1. Great people do things that other people don’t.

2. Great people expect God to move.

3. Great people are lifelong learners.

4. Great people never give up.

Journey participants also had several break-out venues from which to choose, including “Sustaining an Active Life in Retirement;” “Leading an Effective Ministry;” “Passing the Baton . . . How to Maximize your Impact to the Second and Third Generations!;” “Giving Your Grandchildren the Greatest Gift—Your Faith Story;” “Organizing a LINC Ministry through Your Church;” “Sharing Jesus through Your Story;” “Ten Missional Opportunities for Women in a Box” and “How to be an ‘On Mission Christian.’”
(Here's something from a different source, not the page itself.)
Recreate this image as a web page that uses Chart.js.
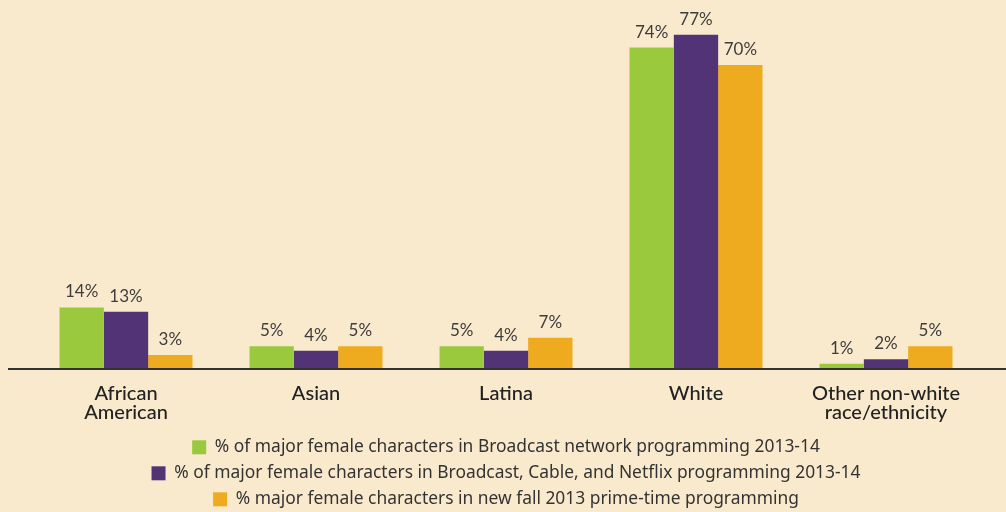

Worship leaders were Brad and Mary Kay Henderson.

Bob Mayfield, Sunday School/adult Discipleship specialist with the Baptist General Convention of Oklahoma, brought an update of the Convention’s 6426 Project, which has a goal of the world’s 6,426 unreached people groups being adopted by a Sunday School class in Oklahoma. Those groups represent 2.1 billion people, Mayfield said.

Mayfield said that more than 2,000 of those people groups have been adopted by a Sunday School class to date.